In the verses set for today we join the story in the middle
of an intriguing game of brinkmanship. Haman, the grand vizier to the king,
had taken offence at Mordecai who had not given due recognition to Haman’s
position (3:1-6). Haman’s hatred of
Mordecai expands into a plan to kill all the Jews in the kingdom. Mordecai convinces Esther to appear before the king and change his mind. She could only do that at considerable risk to herself (4:16). She devises an elaborate plan which sees the
besotted Ahasuerus slowly but surely accede to her scheme. Her people are saved by the king who had promised Esther anything she would ask. Haman is also revealed as the villain who had plotted to kill Mordecai. In an ironic twist, Haman is hung on the very gallows he had prepared for Mordecai. Before these events and unknown to Esther, Ahasuerus had been reminded how Mordecai had earlier saved the king from a palace coup. Ahasuerus had taken a fresh interest in rewarding Mordecai for that. When the king discovered that his own vizier was now planning to hang Mordecai, it sealed the vizier’s fate.
The story goes on to say how Esther and Mordecai gained possession of Haman’s house and then, when the king again made an open promise to agree to whatever they ask, they got his assent to allow the Jews throughout the kingdom not only to defend themselves but to actively pursue their enemies (chs. 8-9). These events become the basis for establishing the feast of Purim, seen in the text as a celebration of the defeat of the enemies of the Jews.

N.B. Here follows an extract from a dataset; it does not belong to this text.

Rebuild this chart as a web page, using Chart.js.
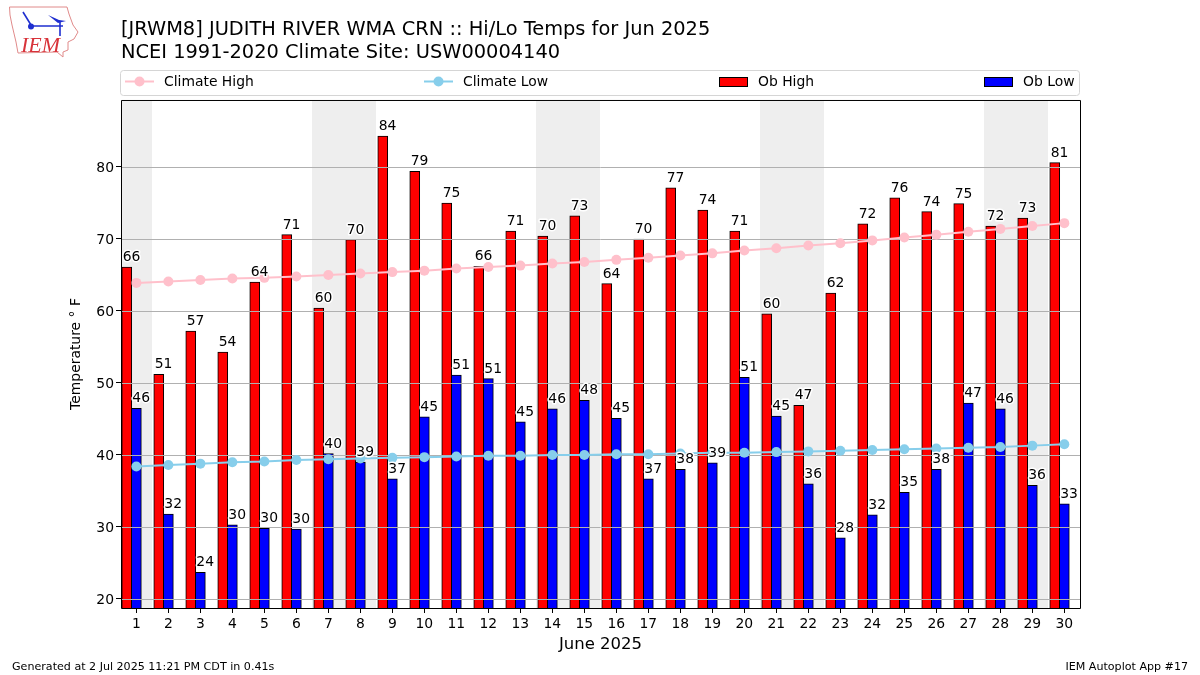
<!DOCTYPE html>
<html>
<head>
<meta charset="utf-8">
<title>Hi/Lo Temps</title>
<script src="https://cdn.jsdelivr.net/npm/chart.js@4"></script>
<style>
html, body { margin: 0; padding: 0; background: #fff; }
#wrap { position: relative; width: 1200px; height: 675px; overflow: hidden; }
#logo { position: absolute; left: 0; top: 0; }
canvas { display: block; }
</style>
</head>
<body>
<div id="wrap">
<canvas id="tempChart" width="1200" height="675"></canvas>
<svg id="logo" width="90" height="62" viewBox="0 0 90 62">
  <path d="M9.5 7 L67 7 L69 14 L73 25 L78 32 L74 39 L68 42 L68 50 L63 52 L63 57 L57 52 L18 53 L16 42 L12 25 L10 15 Z" fill="#fff" stroke="#e08a8a" stroke-width="1"/>
  <path d="M31 26 L63 26 M23 12 L31 25 M60 22 L60 36" stroke="#1f2fd0" stroke-width="1.6" fill="none"/>
  <circle cx="31" cy="26.5" r="3" fill="#1f2fd0"/>
  <path d="M48 15 L59 20 L66 21 L58 23 Z" fill="#1f2fd0"/>
  <text x="21" y="52" font-family="Liberation Serif" font-style="italic" font-size="22" fill="#d8333a">IEM</text>
</svg>
</div>
<script>
var days = [1,2,3,4,5,6,7,8,9,10,11,12,13,14,15,16,17,18,19,20,21,22,23,24,25,26,27,28,29,30];
var weekendDays = [1,7,8,14,15,21,22,28,29];
var yTicks = [20,30,40,50,60,70,80];

var obHigh = [66.1,51.2,57.2,54.3,64.0,70.6,60.4,69.9,84.3,79.4,75.0,66.2,71.1,70.4,73.2,63.8,70.0,77.1,74.0,71.1,59.6,46.9,62.49,72.1,75.7,73.8,74.9,71.8,72.9,80.6];
var obLow = [46.49,31.8,23.7,30.3,29.8,29.7,40.2,39.0,36.7,45.3,51.1,50.6,44.6,46.4,47.6,45.1,36.7,38.0,38.9,50.8,45.4,36.0,28.49,31.7,34.8,38.0,47.2,46.4,35.8,33.2];
var climateHigh = [63.9,64.1,64.3,64.5,64.6,64.8,65.0,65.2,65.4,65.6,65.9,66.1,66.3,66.6,66.8,67.1,67.4,67.7,68.0,68.4,68.7,69.1,69.4,69.8,70.2,70.6,71.0,71.4,71.8,72.2];
var climateLow = [38.4,38.6,38.8,39.0,39.1,39.3,39.4,39.5,39.6,39.7,39.8,39.9,39.9,40.0,40.0,40.1,40.1,40.2,40.3,40.3,40.4,40.5,40.6,40.7,40.8,40.9,41.0,41.1,41.3,41.5];

var titleLines = ["[JRWM8] JUDITH RIVER WMA CRN :: Hi/Lo Temps for Jun 2025", "NCEI 1991-2020 Climate Site: USW00004140"];
var footerLeft = "Generated at 2 Jul 2025 11:21 PM CDT in 0.41s";
var footerRight = "IEM Autoplot App #17";

var FONT = "'DejaVu Sans'";
var BAR_OFFSET = 0.3;  // high bar sits left of the day, low bar on the day

function pairs(xs, ys, shift) {
  return xs.map(function (d, i) { return { x: d + shift, y: ys[i] }; });
}

// weekend bands behind everything
var bandsPlugin = {
  id: 'bands',
  beforeDatasetsDraw: function (chart) {
    var c = chart.ctx, a = chart.chartArea, x = chart.scales.x;
    c.save();
    c.fillStyle = '#eeeeee';
    weekendDays.forEach(function (d) {
      var l = Math.round(Math.max(x.getPixelForValue(d - 0.5), a.left));
      var r = Math.round(Math.min(x.getPixelForValue(d + 0.5), a.right));
      c.fillRect(l, a.top, r - l, a.bottom - a.top);
    });
    c.restore();
  }
};

// grid goes over the bars but under the lines
var gridPlugin = {
  id: 'midGrid',
  afterDatasetDraw: function (chart, args) {
    if (args.index !== 3) return;
    var c = chart.ctx, a = chart.chartArea, y = chart.scales.y;
    c.save();
    c.strokeStyle = '#b0b0b0';
    c.lineWidth = 1;
    yTicks.forEach(function (t) {
      var p = Math.round(y.getPixelForValue(t)) + 0.5;
      c.beginPath();
      c.moveTo(a.left, p);
      c.lineTo(a.right, p);
      c.stroke();
    });
    c.restore();
  }
};

// rounded value labels with a white halo, frame, legend, footer
var labelsPlugin = {
  id: 'barLabels',
  afterDatasetsDraw: function (chart) {
    var c = chart.ctx, x = chart.scales.x, y = chart.scales.y, a = chart.chartArea;
    c.save();
    c.font = '13.9px ' + FONT;
    c.textAlign = 'center';
    c.textBaseline = 'alphabetic';
    c.lineJoin = 'round';
    function put(vals, shift) {
      vals.forEach(function (v, i) {
        var px = x.getPixelForValue(days[i] + shift);
        var py = y.getPixelForValue(v) - 6;
        var s = String(Math.round(v));
        c.strokeStyle = '#fff';
        c.lineWidth = 3;
        c.strokeText(s, px, py);
        c.fillStyle = '#000';
        c.fillText(s, px, py);
      });
    }
    put(obHigh, -0.15);
    put(obLow, 0.15);
    c.strokeStyle = '#000';
    c.lineWidth = 1;
    c.strokeRect(a.left + 0.5, a.top + 0.5, a.right - a.left, a.bottom - a.top);
    c.restore();
  },
  afterDraw: function (chart) {
    var c = chart.ctx, ds = chart.data.datasets;
    c.save();
    // legend box
    c.fillStyle = '#fff';
    c.strokeStyle = '#d5d5d5';
    c.lineWidth = 1;
    c.beginPath();
    c.roundRect(120.5, 70.5, 959, 25, 3);
    c.fill();
    c.stroke();
    var items = [
      { ds: ds[0], hx: 125, tx: 164 },
      { ds: ds[1], hx: 424, tx: 463 },
      { ds: ds[2], hx: 719, tx: 758 },
      { ds: ds[3], hx: 984, tx: 1023 }
    ];
    c.font = '13.9px ' + FONT;
    c.textBaseline = 'middle';
    c.textAlign = 'left';
    items.forEach(function (it) {
      if (it.ds.type === 'line') {
        c.strokeStyle = it.ds.borderColor;
        c.lineWidth = 2;
        c.beginPath();
        c.moveTo(it.hx, 81.5);
        c.lineTo(it.hx + 29, 81.5);
        c.stroke();
        c.fillStyle = it.ds.pointBackgroundColor;
        c.beginPath();
        c.arc(it.hx + 14.5, 81.5, 5, 0, Math.PI * 2);
        c.fill();
      } else {
        c.fillStyle = it.ds.backgroundColor;
        c.strokeStyle = '#000';
        c.lineWidth = 1;
        c.fillRect(it.hx, 77, 29, 9.5);
        c.strokeRect(it.hx + 0.5, 77.5, 28, 9);
      }
      c.fillStyle = '#000';
      c.fillText(it.ds.label, it.tx, 82.5);
    });
    // footer
    c.font = '11.1px ' + FONT;
    c.fillStyle = '#000';
    c.textBaseline = 'alphabetic';
    c.textAlign = 'left';
    c.fillText(footerLeft, 12, 670);
    c.textAlign = 'right';
    c.fillText(footerRight, 1188, 670);
    c.restore();
  }
};

new Chart(document.getElementById('tempChart').getContext('2d'), {
  type: 'bar',
  data: {
    datasets: [
      { type: 'line', label: 'Climate High', data: pairs(days, climateHigh, 0), order: 1,
        borderColor: 'pink', backgroundColor: 'pink', pointBackgroundColor: 'pink', pointBorderWidth: 0,
        borderWidth: 2, pointRadius: 5, tension: 0 },
      { type: 'line', label: 'Climate Low', data: pairs(days, climateLow, 0), order: 0,
        borderColor: 'skyblue', backgroundColor: 'skyblue', pointBackgroundColor: 'skyblue', pointBorderWidth: 0,
        borderWidth: 2, pointRadius: 5, tension: 0 },
      { label: 'Ob High', data: pairs(days, obHigh, -BAR_OFFSET), order: 3,
        backgroundColor: '#ff0000', borderColor: '#000', borderWidth: 1, barThickness: 10, grouped: false },
      { label: 'Ob Low', data: pairs(days, obLow, 0), order: 2,
        backgroundColor: '#0000ff', borderColor: '#000', borderWidth: 1, barThickness: 10, grouped: false }
    ]
  },
  plugins: [bandsPlugin, gridPlugin, labelsPlugin],
  options: {
    responsive: false,
    animation: false,
    devicePixelRatio: 1,
    layout: { autoPadding: false, padding: { left: 0, right: 120, top: 0, bottom: 0 } },
    plugins: {
      legend: { display: false },
      tooltip: { enabled: false },
      title: {
        display: true,
        text: titleLines,
        align: 'start',
        fullSize: false,
        color: '#000',
        font: { family: FONT, size: 19.4, weight: 'normal', lineHeight: 1.17 },
        padding: { top: 19, bottom: 35.6 }
      }
    },
    scales: {
      x: {
        type: 'linear',
        offset: false,
        min: 0.52,
        max: 30.49,
        afterBuildTicks: function (s) { s.ticks = days.map(function (d) { return { value: d }; }); },
        afterFit: function (s) { s.height = 67; },
        grid: { offset: false, drawOnChartArea: false, drawTicks: true, tickLength: 5, tickColor: '#000', color: '#000' },
        border: { display: false },
        ticks: { color: '#000', font: { family: FONT, size: 13.9 }, autoSkip: false, maxRotation: 0, minRotation: 0, padding: 3 },
        title: { display: true, text: 'June 2025', color: '#000', font: { family: FONT, size: 16.5 }, padding: { top: 0, bottom: 20 } }
      },
      y: {
        type: 'linear',
        min: 18.75,
        max: 89.3,
        afterBuildTicks: function (s) { s.ticks = yTicks.map(function (t) { return { value: t }; }); },
        afterFit: function (s) { s.width = 121; },
        grid: { drawOnChartArea: false, drawTicks: true, tickLength: 5, tickColor: '#000', color: '#000' },
        border: { display: false },
        ticks: { color: '#000', font: { family: FONT, size: 13.9 }, autoSkip: false, padding: 2, labelOffset: 1 },
        title: { display: true, text: 'Temperature \u00b0 F', color: '#000', font: { family: FONT, size: 13.9 }, padding: { top: 68, bottom: 0 } }
      }
    }
  }
});
</script>
</body>
</html>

While the text does not suggest a religious context for the feast it has over time been associated with this festival and religious activity such as preparatory fasting and the reading of the story of Esther. Purim has always been a time of great celebration and feasting.
The book of Esther is well known for the fact that it does not mention God at all in the text. There is no explicit religious motivation for anything the characters do. That is a curiosity that has puzzled scholars over the centuries and even raised doubts about the book's authority and value when the limits of the canon of the Hebrew Bible were being debated among early Jews. On the other hand, we should note that some actions do suggest religious motivation: the mention of fasting in 4:16 and 9:31; and Mordecai’s confidence in the deliverance of Israel in 4:14. Also Mordecai’s reluctance to give homage to Haman suggests some other allegiance on his part. If we do see an echo of faith in this book then Esther and Mordecai are seen as two people who maintain their commitment to their people and their God while working within the confines of a powerful and sometimes hostile regime. Through their shrewd action and their courage they help their community survive.
While the religious nature of the book may be questioned,
the story certainly deals with the effects of power within a society and
government on those from minority groups. How do they maintain their identity
and survive in the face of both hostile
individuals and systems that do not always discriminate or express compassion? Again courage and shrewd action are the keys (cf. also Judith). Such qualities do not necessarily negate faith and its commitments.
Finally, I should stress the literary character of the book. Esther is not necessarily an account of actual happenings. Nor is it a programme setting out a course of action for others to follow, even though it has become the basis for a later feast. Some of the happenings in it, especially the later revenge by the Jews on their enemies, are not things we should emulate. We are to read it as a story and see what we can learn from it. As such we could reflect on the difficulties and courage of those who belong to minority groups in our community. The sheer power of a government, even if benign or well-meaning, can often be threatening to one’s identity, and that is not to take account of those within the majority who for one reason or another seek to persecute those in vulnerable situations. Historically, Jews have experienced the type of persecution mentioned in Esther, over and over again. In Australia, those of us who belong to the ‘majority’ could ask ourselves whether we oppress or threaten new comers, especially in recent times Muslims or Indians, in ways similar to those experienced by Esther and Mordecai. Have past actions and attitudes, even of government, toward asylum seekers and refugees forced those same people into situations where they feel threatened or have to resort to deceit? It can be most difficult to live within a dominant, strange culture and try to maintain one’s own identity, culture and heritage. The Gospel reading for today speaks strongly about placing ‘stumbling blocks’ before others (Mark 9:38-50).
As we live in a more secularised culture, where questions of faith are often seen as marginal at best, if not irrelevant, we ought not to think that Esther might speak only to the stranger who comes among us. Does it not speak more and more to people of faith striving to express that faith in tangible and yet socially acceptable and meaningful ways within a society which deems that faith of little consequence? Does it not say something about how to be ‘salt’ within society (cf. Mark 9:50)?